Everything from the line with "Write the TikZ code for this diagram." down to the line with "(cellplus) at (98,109)" below must be printed exactly, those two lines included. Exclude pictures.
** Start Given entries **
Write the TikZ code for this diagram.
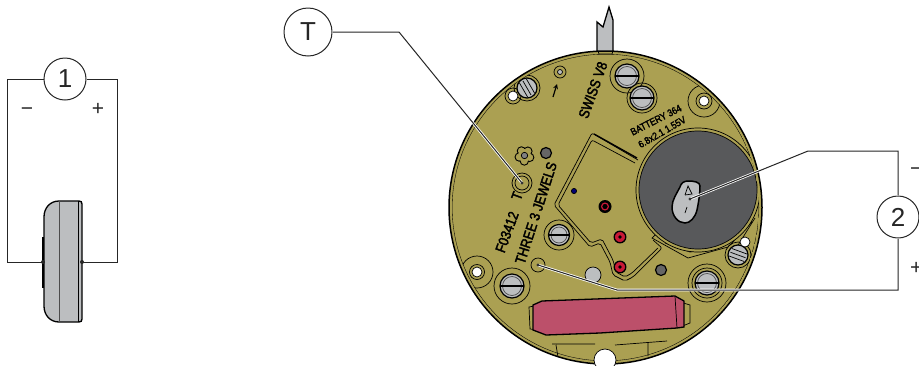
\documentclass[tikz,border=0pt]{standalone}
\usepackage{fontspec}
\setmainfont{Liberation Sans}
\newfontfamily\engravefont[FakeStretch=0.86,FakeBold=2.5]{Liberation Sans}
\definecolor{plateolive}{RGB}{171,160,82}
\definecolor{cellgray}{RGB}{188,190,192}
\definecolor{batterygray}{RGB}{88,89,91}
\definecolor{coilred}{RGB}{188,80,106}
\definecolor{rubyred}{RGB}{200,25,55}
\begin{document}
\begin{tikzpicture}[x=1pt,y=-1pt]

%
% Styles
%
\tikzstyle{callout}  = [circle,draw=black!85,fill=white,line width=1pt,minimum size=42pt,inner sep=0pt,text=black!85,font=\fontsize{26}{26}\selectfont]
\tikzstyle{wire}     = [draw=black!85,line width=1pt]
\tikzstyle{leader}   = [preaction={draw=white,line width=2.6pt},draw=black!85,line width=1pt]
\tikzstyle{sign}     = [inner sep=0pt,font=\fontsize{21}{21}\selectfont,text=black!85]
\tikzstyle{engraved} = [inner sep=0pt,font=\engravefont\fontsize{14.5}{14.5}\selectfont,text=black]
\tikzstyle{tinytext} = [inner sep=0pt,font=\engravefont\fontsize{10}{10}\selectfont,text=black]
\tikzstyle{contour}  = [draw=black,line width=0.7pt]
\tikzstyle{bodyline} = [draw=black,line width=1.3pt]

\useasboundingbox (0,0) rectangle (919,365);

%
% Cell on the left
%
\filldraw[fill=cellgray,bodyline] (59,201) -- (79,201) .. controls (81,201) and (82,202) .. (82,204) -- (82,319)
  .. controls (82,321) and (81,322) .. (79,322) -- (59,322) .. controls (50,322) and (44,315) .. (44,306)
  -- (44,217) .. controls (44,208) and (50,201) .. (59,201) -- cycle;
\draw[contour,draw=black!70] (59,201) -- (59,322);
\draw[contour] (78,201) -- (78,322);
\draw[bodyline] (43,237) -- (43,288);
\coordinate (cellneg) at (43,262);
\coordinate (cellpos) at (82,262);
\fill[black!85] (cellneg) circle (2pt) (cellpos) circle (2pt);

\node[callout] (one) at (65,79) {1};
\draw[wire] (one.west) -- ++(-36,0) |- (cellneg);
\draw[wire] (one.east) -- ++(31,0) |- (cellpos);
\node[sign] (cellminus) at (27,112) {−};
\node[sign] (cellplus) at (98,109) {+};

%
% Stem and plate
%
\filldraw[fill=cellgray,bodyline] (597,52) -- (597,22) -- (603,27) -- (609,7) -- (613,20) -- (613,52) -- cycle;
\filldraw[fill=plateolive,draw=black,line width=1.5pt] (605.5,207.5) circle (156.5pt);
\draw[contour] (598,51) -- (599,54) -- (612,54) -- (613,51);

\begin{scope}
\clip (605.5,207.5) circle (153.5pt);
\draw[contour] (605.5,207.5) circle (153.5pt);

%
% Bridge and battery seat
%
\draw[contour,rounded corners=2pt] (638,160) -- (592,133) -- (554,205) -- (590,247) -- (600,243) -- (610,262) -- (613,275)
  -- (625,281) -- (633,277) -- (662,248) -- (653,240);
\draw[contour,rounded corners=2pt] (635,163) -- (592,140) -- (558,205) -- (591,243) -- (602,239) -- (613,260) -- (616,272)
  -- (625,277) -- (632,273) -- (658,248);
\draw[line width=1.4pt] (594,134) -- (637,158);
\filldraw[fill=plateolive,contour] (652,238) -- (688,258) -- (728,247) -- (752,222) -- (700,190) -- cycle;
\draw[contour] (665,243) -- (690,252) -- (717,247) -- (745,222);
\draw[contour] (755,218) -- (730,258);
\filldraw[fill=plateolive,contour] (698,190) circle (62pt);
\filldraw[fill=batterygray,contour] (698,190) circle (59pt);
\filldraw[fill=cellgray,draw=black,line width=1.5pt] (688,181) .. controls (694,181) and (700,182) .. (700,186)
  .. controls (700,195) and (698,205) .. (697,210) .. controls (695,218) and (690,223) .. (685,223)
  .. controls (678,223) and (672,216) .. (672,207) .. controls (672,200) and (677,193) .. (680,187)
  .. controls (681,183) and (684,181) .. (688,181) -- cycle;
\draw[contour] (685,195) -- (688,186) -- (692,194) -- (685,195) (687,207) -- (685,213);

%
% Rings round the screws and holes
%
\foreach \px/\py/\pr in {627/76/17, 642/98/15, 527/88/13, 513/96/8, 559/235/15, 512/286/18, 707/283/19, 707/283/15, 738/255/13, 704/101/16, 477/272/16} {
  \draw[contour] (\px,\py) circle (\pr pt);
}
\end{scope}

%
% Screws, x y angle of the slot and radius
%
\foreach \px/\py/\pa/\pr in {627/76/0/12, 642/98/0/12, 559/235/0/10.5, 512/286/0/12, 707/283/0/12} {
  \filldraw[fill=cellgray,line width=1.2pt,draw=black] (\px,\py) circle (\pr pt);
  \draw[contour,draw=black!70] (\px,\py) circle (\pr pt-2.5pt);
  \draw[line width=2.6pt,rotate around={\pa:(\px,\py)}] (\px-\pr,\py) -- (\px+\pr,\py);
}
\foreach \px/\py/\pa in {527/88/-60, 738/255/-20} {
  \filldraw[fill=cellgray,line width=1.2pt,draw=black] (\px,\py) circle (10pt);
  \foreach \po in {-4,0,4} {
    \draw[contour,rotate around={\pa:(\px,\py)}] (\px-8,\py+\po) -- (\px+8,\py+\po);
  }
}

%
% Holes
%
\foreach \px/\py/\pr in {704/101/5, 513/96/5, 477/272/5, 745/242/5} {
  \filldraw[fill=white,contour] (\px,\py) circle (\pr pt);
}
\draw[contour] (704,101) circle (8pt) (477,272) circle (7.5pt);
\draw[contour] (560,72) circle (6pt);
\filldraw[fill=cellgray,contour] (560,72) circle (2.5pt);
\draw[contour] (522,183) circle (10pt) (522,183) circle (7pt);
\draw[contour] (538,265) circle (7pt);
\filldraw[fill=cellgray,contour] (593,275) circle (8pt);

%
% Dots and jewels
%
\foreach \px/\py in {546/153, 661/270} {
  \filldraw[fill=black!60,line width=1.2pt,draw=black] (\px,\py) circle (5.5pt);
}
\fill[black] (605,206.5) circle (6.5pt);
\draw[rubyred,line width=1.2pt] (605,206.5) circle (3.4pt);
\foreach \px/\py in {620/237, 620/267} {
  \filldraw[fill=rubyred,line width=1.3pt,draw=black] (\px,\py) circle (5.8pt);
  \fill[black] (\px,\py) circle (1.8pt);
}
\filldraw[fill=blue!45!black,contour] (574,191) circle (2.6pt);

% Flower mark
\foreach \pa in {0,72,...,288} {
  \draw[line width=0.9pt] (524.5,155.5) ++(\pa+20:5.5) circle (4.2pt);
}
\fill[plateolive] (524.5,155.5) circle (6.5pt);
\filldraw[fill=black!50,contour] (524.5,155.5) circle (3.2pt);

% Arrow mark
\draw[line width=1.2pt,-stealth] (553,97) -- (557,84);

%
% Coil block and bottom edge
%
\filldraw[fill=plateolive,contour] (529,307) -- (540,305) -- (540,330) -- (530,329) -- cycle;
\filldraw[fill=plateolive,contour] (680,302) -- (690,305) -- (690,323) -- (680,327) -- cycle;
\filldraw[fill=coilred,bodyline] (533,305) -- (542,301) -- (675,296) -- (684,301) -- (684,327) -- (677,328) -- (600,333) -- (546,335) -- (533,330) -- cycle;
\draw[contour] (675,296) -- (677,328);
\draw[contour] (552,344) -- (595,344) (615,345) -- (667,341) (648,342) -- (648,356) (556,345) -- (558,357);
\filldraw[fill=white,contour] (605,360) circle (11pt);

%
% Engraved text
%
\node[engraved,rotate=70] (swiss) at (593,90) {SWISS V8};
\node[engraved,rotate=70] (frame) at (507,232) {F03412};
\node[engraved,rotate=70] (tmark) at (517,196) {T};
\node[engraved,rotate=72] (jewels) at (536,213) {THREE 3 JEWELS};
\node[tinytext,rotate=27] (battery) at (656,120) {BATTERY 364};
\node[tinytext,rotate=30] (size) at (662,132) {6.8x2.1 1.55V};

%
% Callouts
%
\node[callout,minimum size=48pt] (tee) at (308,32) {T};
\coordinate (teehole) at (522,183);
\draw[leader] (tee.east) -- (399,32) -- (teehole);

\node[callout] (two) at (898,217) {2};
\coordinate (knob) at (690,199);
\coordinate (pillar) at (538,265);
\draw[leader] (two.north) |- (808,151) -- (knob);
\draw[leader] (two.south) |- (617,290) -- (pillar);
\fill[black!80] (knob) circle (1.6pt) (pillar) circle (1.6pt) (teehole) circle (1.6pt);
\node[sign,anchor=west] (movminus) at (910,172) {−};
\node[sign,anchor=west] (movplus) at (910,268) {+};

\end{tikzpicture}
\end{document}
** End Given entries **
** Start Given entries **
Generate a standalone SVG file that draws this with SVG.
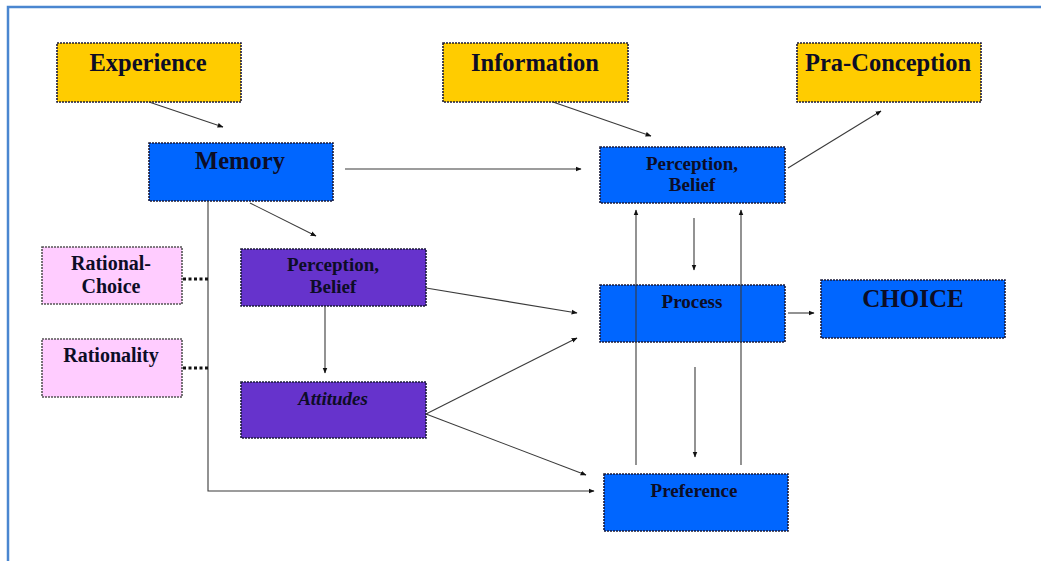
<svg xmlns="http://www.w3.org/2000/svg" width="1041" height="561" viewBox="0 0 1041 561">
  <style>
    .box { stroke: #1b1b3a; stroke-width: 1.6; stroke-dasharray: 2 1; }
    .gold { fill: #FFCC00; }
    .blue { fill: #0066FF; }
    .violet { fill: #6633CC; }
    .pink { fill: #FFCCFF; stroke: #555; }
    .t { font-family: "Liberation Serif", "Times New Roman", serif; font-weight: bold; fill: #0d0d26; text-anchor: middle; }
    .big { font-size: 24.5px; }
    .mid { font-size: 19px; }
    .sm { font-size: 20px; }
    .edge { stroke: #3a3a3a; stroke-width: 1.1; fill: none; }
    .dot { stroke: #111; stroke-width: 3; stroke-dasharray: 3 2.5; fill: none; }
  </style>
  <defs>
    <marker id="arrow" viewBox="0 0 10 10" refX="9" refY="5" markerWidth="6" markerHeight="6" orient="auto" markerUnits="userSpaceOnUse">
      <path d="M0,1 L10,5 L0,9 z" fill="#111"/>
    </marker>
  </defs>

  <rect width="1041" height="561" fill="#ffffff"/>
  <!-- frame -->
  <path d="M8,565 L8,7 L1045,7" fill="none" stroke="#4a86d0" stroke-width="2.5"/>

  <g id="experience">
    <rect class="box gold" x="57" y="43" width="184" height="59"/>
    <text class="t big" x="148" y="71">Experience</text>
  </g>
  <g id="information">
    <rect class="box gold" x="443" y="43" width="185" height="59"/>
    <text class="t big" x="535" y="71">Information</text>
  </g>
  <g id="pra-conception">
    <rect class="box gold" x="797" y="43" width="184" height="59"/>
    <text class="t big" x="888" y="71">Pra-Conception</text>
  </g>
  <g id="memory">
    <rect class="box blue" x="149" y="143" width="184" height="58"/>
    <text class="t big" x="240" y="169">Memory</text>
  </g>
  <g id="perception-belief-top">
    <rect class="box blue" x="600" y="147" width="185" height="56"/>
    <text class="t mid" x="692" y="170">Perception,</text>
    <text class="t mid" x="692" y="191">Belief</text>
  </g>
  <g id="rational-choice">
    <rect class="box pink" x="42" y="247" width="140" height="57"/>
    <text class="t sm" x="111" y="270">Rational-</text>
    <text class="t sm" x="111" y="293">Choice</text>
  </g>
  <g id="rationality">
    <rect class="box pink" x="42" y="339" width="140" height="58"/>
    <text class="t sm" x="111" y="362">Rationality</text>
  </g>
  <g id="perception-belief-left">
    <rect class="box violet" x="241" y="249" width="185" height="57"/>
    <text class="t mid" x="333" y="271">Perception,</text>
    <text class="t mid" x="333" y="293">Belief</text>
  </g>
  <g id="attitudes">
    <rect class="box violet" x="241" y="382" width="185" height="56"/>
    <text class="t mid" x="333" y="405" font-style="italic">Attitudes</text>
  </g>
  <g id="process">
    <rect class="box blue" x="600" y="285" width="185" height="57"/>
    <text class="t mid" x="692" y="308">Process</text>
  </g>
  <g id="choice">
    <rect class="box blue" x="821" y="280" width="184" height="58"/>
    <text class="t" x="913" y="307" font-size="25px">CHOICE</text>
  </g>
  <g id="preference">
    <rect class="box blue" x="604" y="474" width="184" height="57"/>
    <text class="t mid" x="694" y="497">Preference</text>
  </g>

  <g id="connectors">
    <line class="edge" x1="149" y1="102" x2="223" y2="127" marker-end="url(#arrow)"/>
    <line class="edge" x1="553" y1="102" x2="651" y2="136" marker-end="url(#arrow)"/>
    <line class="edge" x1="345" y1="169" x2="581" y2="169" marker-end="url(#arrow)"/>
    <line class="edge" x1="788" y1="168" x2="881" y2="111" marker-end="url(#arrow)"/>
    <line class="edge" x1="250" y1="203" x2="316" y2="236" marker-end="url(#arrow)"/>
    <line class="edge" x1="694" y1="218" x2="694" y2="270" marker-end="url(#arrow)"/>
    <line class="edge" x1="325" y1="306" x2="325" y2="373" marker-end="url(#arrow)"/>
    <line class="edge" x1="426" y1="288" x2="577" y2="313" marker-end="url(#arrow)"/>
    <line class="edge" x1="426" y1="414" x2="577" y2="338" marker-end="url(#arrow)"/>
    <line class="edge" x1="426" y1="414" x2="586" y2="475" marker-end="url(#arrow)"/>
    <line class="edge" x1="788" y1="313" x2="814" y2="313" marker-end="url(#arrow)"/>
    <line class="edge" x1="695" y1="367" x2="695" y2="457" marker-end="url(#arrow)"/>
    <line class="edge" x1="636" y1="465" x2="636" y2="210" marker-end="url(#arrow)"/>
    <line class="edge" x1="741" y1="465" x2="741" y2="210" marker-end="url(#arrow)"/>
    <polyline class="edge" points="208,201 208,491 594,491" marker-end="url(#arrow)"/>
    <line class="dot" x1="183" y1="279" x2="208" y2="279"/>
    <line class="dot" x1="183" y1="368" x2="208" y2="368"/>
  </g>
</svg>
** End Given entries **
Task output:
Write the TikZ code for this diagram.
\documentclass[tikz,border=0pt]{standalone}
\usepackage{fontspec}
\setmainfont{Liberation Sans}
\newfontfamily\engravefont[FakeStretch=0.86,FakeBold=2.5]{Liberation Sans}
\definecolor{plateolive}{RGB}{171,160,82}
\definecolor{cellgray}{RGB}{188,190,192}
\definecolor{batterygray}{RGB}{88,89,91}
\definecolor{coilred}{RGB}{188,80,106}
\definecolor{rubyred}{RGB}{200,25,55}
\begin{document}
\begin{tikzpicture}[x=1pt,y=-1pt]

%
% Styles
%
\tikzstyle{callout}  = [circle,draw=black!85,fill=white,line width=1pt,minimum size=42pt,inner sep=0pt,text=black!85,font=\fontsize{26}{26}\selectfont]
\tikzstyle{wire}     = [draw=black!85,line width=1pt]
\tikzstyle{leader}   = [preaction={draw=white,line width=2.6pt},draw=black!85,line width=1pt]
\tikzstyle{sign}     = [inner sep=0pt,font=\fontsize{21}{21}\selectfont,text=black!85]
\tikzstyle{engraved} = [inner sep=0pt,font=\engravefont\fontsize{14.5}{14.5}\selectfont,text=black]
\tikzstyle{tinytext} = [inner sep=0pt,font=\engravefont\fontsize{10}{10}\selectfont,text=black]
\tikzstyle{contour}  = [draw=black,line width=0.7pt]
\tikzstyle{bodyline} = [draw=black,line width=1.3pt]

\useasboundingbox (0,0) rectangle (919,365);

%
% Cell on the left
%
\filldraw[fill=cellgray,bodyline] (59,201) -- (79,201) .. controls (81,201) and (82,202) .. (82,204) -- (82,319)
  .. controls (82,321) and (81,322) .. (79,322) -- (59,322) .. controls (50,322) and (44,315) .. (44,306)
  -- (44,217) .. controls (44,208) and (50,201) .. (59,201) -- cycle;
\draw[contour,draw=black!70] (59,201) -- (59,322);
\draw[contour] (78,201) -- (78,322);
\draw[bodyline] (43,237) -- (43,288);
\coordinate (cellneg) at (43,262);
\coordinate (cellpos) at (82,262);
\fill[black!85] (cellneg) circle (2pt) (cellpos) circle (2pt);

\node[callout] (one) at (65,79) {1};
\draw[wire] (one.west) -- ++(-36,0) |- (cellneg);
\draw[wire] (one.east) -- ++(31,0) |- (cellpos);
\node[sign] (cellminus) at (27,112) {−};
\node[sign] (cellplus) at (98,109) {+};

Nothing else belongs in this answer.